Style is a major part of London’s lifestyle, so it’s important to grasp the different expressions for clothing. If it’s a bit nippy outside, that vintage sweater from the thrift store would be called a jumper. Pants often refer to underwear, so be careful when shopping. If pants are actually desired, ask where the trousers are. And though it isn’t too different, shirts are called tops.

Pounds, notes and quid are acceptable when paying in the United Kingdom. It might seem complicated, but they all basically mean the same thing. Notes refer to bills, since anything a pound or less is a coin. Quid is slang for pounds, but each term is interchanged quite often. If someone challenges that logic, they’d be a wanker (jerk).

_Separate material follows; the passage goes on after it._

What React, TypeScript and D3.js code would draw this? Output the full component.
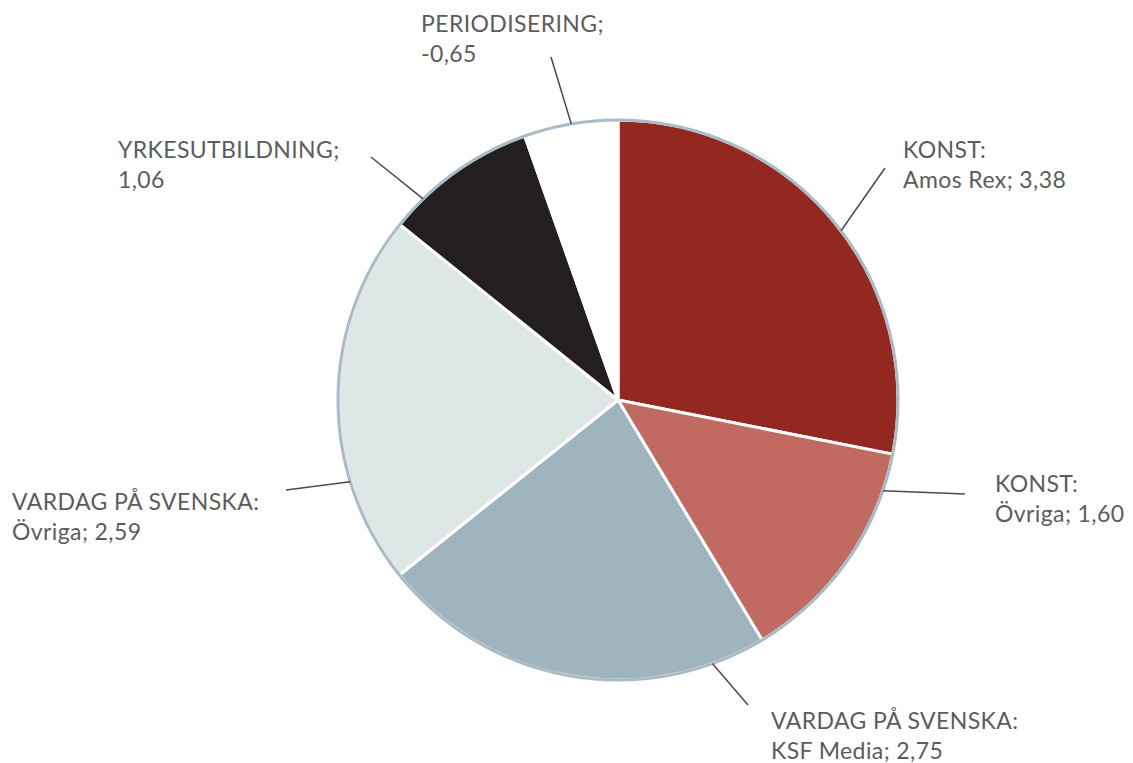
import React from "react";
import * as d3 from "d3";

const categories = ["KONST:", "KONST:", "VARDAG PÅ SVENSKA:", "VARDAG PÅ SVENSKA:", "YRKESUTBILDNING;", "PERIODISERING;"];
const subLabels = ["Amos Rex; 3,38", "Övriga; 1,60", "KSF Media; 2,75", "Övriga; 2,59", "1,06", "-0,65"];
const values = [3.38, 1.6, 2.75, 2.59, 1.06, -0.65];
const colors = ["#922820", "#c06a61", "#9fb4bd", "#dee6e6", "#231f20", "#ffffff"];

// layout for labels: leader-line angle (deg, clockwise from top), line end, text position
const labelLayout = [
  { ang: 52.8, ex: 885, ey: 168, tx: 903, ty: 158 },
  { ang: 108.9, ex: 965, ey: 494, tx: 995, ty: 492 },
  { ang: 160.3, ex: 748, ey: 705, tx: 771, ty: 729 },
  { ang: 253, ex: 286, ey: 490, tx: 12, ty: 510 },
  { ang: 315.9, ex: 371, ey: 157, tx: 118, ty: 158 },
  { ang: 350.4, ex: 551, ey: 57, tx: 421, ty: 32 },
];

const W = 1133;
const H = 763;
const cx = 618;
const cy = 400;
const R = 280;

export default function App() {
  const pie = d3
    .pie<number>()
    .sort(null)
    .value((d) => Math.abs(d))
    .startAngle(0)
    .endAngle(2 * Math.PI);
  const arcs = pie(values);
  const arc = d3.arc<d3.PieArcDatum<number>>().innerRadius(0).outerRadius(R);

  return (
    <svg
      width={W}
      height={H}
      style={{ position: "absolute", left: 0, top: 0, background: "#fff" }}
      fontFamily="Lato, 'Open Sans', sans-serif"
    >
      <g transform={`translate(${cx},${cy})`}>
        {arcs.map((a, i) => (
          <path key={i} d={arc(a) || ""} fill={colors[i]} stroke="#ffffff" strokeWidth={3} strokeLinejoin="round" />
        ))}
        <circle r={R} fill="none" stroke="#a9bcc6" strokeWidth={3} />
      </g>
      {labelLayout.map((l, i) => {
        const t = (l.ang * Math.PI) / 180;
        const sx = cx + R * Math.sin(t);
        const sy = cy - R * Math.cos(t);
        return (
          <g key={i}>
            <line x1={sx} y1={sy} x2={l.ex} y2={l.ey} stroke="#4a4a4a" strokeWidth={1.5} />
            <text x={l.tx} y={l.ty} fontSize={23} letterSpacing={0.4} fill="#5c5c5c">
              {categories[i]}
            </text>
            <text x={l.tx} y={l.ty + 30} fontSize={23} letterSpacing={0.4} fill="#5c5c5c">
              {subLabels[i]}
            </text>
          </g>
        );
      })}
    </svg>
  );
}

When riding the underground public transportation, the train is referred to as the Tube. When exiting at a station, it’s considered alighting. But if there’s a rush, cab’s (taxis) are always available. The driver will likely travel under some flyovers, or overpasses, at breakneck speeds. Just be sure not to get into a wing-bender on the way.

It’s all bloody confusing at first, but that’s what slang is — shorthand speech for a specific region. If anything is taken from this guide, it’s that English is an incredibly broad language. American ideas and customs vary drastically from other parts of the world. And just because people in Britain speak English doesn’t mean a trip there will be a cakewalk.